● **RECORDS FOR THIS EXERCISE**
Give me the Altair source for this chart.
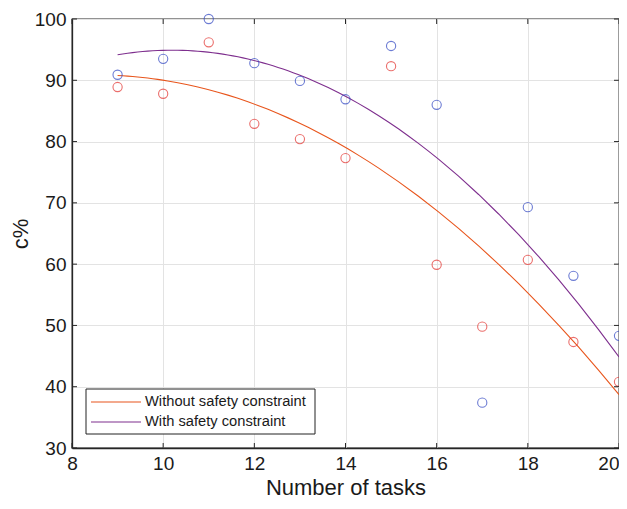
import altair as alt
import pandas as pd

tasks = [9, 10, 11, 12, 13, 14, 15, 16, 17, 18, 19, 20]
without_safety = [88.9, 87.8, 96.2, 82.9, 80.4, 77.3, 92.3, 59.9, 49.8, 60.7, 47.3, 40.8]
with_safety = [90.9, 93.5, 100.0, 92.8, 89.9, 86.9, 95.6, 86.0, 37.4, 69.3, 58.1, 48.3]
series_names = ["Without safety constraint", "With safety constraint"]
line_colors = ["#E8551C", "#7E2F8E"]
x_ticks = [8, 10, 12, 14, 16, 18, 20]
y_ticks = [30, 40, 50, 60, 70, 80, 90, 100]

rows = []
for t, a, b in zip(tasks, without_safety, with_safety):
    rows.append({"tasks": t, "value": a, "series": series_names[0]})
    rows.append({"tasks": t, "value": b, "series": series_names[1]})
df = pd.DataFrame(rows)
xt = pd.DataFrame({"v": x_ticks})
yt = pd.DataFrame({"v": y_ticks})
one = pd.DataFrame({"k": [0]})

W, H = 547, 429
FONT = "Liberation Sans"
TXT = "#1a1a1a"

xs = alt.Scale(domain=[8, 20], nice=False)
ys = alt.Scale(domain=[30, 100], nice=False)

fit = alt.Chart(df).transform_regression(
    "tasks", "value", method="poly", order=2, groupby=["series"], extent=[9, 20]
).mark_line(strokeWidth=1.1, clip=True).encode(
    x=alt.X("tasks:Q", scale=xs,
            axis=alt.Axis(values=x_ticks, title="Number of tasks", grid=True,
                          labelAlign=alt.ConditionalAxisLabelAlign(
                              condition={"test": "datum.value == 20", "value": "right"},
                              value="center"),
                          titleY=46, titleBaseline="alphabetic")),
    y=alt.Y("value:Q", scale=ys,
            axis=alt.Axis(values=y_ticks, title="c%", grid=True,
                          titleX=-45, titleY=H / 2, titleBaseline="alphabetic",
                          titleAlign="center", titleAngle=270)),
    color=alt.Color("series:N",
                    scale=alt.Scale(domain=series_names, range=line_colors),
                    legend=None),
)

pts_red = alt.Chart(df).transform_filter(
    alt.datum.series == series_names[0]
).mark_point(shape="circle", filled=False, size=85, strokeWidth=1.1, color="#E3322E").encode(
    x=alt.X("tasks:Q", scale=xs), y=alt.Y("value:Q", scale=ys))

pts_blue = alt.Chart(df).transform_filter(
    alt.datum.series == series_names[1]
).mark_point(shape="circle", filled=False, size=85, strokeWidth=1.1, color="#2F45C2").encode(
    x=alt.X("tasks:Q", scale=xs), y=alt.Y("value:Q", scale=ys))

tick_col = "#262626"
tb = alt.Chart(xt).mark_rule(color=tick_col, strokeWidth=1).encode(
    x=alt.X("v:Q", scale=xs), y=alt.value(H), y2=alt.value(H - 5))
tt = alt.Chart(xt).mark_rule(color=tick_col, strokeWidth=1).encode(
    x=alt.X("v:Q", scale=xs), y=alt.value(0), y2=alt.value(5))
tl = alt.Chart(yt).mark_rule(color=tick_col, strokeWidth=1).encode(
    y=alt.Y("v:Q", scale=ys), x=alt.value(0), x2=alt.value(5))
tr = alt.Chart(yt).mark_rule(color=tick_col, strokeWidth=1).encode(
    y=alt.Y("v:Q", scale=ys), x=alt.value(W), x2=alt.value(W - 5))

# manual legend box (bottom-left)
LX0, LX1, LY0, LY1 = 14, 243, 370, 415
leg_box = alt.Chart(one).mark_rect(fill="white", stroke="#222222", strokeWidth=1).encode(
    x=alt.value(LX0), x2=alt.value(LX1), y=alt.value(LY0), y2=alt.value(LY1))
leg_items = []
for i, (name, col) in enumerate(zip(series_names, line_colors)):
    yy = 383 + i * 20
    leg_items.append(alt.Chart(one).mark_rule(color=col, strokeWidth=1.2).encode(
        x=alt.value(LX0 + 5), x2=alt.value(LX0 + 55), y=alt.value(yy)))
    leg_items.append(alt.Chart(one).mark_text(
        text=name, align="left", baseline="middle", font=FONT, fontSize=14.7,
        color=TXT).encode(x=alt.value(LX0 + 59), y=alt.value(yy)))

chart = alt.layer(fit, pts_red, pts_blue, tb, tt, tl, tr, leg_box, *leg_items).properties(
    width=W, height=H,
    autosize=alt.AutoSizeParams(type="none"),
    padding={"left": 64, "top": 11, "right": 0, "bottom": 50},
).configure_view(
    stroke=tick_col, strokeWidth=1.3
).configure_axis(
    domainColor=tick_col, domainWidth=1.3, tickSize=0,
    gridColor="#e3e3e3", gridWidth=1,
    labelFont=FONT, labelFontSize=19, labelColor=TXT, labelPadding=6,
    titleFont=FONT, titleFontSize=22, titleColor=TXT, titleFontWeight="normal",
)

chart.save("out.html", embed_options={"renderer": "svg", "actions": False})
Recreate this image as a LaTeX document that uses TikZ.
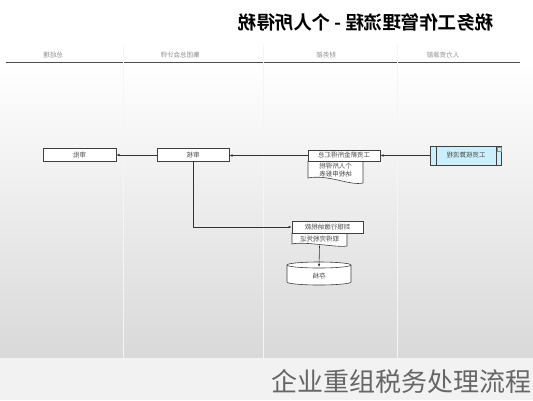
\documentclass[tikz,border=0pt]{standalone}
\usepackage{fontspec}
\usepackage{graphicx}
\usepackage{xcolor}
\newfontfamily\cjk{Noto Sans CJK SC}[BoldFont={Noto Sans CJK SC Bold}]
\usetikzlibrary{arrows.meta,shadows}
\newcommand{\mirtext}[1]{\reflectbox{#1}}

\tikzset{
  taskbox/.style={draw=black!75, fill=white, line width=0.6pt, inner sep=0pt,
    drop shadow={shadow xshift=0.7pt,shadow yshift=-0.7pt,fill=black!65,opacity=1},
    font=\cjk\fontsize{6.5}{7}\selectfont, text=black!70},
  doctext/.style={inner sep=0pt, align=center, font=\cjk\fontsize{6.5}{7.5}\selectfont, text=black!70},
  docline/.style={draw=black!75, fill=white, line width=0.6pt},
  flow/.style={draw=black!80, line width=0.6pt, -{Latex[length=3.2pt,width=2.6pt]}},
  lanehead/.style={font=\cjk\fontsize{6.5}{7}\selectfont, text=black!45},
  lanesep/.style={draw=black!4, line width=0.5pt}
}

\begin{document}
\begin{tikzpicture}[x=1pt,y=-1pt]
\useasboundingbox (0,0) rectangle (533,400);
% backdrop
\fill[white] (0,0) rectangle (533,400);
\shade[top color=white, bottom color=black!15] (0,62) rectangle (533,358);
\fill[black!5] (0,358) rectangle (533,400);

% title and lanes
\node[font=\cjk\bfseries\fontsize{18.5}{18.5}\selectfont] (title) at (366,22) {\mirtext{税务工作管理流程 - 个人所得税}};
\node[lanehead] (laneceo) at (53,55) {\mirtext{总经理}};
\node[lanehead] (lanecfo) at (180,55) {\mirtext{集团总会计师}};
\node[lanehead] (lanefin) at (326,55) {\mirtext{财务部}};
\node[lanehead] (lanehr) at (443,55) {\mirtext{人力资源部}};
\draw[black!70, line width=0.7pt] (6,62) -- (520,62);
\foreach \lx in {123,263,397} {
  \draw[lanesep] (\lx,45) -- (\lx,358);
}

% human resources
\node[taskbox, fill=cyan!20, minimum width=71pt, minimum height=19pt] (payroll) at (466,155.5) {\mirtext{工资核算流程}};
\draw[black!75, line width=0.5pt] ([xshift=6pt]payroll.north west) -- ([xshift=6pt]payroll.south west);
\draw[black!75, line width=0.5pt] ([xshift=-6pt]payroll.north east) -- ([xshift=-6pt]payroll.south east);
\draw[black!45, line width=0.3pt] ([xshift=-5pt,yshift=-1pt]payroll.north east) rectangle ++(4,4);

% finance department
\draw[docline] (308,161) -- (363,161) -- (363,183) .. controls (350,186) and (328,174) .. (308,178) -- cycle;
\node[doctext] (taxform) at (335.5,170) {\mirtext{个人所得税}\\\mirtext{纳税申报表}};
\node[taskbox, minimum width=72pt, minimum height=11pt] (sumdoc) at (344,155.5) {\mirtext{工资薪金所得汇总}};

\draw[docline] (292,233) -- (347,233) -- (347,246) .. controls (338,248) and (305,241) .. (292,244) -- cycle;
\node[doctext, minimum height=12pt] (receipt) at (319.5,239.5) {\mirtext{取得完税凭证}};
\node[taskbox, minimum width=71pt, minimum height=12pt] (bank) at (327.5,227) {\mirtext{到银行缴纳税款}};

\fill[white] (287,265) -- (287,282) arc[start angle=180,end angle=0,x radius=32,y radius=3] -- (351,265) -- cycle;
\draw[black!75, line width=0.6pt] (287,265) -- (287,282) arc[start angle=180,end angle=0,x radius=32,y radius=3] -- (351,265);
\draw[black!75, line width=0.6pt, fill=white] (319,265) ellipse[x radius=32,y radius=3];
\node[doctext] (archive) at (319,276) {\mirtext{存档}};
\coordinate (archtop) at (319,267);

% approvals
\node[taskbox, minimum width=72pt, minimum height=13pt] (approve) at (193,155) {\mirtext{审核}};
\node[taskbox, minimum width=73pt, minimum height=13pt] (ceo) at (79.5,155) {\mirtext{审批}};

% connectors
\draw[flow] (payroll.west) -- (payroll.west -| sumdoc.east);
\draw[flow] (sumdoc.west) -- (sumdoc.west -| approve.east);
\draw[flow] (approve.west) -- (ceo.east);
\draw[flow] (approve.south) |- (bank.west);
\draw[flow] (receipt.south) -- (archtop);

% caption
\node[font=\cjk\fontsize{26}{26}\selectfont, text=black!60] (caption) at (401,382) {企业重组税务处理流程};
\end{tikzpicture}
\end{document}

==

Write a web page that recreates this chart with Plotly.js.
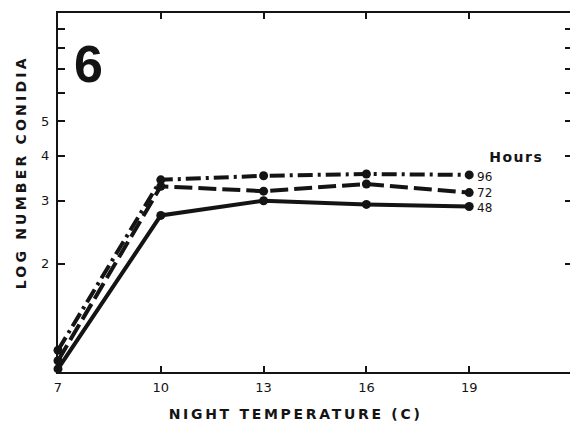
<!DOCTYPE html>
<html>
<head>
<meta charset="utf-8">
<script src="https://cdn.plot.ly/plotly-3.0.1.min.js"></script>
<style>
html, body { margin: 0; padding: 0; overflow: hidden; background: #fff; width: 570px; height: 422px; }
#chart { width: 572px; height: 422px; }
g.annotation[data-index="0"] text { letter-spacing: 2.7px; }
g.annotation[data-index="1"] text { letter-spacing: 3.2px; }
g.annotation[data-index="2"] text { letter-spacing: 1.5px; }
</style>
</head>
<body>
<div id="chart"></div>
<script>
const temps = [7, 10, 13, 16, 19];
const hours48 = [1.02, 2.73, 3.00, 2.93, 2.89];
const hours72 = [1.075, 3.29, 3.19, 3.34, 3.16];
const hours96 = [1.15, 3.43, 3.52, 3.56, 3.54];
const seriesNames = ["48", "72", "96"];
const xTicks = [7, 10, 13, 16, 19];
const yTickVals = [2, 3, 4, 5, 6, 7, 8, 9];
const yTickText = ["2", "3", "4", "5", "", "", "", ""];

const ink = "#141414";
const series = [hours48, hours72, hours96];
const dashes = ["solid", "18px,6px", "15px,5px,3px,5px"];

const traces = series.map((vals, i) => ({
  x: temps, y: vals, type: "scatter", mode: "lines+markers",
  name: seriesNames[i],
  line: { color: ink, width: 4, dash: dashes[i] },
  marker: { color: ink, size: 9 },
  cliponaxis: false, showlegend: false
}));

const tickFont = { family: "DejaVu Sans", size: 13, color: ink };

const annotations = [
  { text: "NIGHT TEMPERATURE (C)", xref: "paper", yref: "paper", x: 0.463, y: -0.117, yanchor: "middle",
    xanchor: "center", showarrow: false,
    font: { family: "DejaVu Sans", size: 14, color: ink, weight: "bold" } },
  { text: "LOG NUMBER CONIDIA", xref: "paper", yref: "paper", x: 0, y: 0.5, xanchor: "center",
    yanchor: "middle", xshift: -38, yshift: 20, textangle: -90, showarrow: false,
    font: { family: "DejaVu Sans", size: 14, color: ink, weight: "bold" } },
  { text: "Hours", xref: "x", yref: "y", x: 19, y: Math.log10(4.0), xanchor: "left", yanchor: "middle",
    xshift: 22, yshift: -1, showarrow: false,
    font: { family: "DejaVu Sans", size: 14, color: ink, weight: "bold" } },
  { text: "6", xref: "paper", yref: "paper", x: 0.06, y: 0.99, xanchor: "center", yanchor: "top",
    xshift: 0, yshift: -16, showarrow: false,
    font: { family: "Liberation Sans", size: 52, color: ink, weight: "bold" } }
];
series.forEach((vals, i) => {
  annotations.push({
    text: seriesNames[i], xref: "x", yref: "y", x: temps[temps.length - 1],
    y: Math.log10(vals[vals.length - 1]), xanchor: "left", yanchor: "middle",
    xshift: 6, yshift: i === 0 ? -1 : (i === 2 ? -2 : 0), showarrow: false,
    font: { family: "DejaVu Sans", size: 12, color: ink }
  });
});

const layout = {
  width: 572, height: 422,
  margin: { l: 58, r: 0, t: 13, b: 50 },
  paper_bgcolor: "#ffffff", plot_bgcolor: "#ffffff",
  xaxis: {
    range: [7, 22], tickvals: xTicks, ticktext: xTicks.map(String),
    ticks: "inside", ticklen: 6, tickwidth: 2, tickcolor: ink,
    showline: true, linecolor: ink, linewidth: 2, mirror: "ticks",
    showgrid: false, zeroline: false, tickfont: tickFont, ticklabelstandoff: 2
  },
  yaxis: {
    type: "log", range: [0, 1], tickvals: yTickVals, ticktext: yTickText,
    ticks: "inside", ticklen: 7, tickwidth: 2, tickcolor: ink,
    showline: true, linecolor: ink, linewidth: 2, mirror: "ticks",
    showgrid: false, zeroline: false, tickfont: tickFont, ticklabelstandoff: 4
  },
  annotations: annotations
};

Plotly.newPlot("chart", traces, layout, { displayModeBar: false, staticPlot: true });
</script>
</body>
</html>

● **SET EXERCISE**
Nothing but the lines from the one containing "Give me the Altair source for this chart." through the one containing "import pandas as pd" should appear in your copy, exactly as written and without pictures.

● **EXPECTED ANSWER**
Give me the Altair source for this chart.
import altair as alt
import pandas as pd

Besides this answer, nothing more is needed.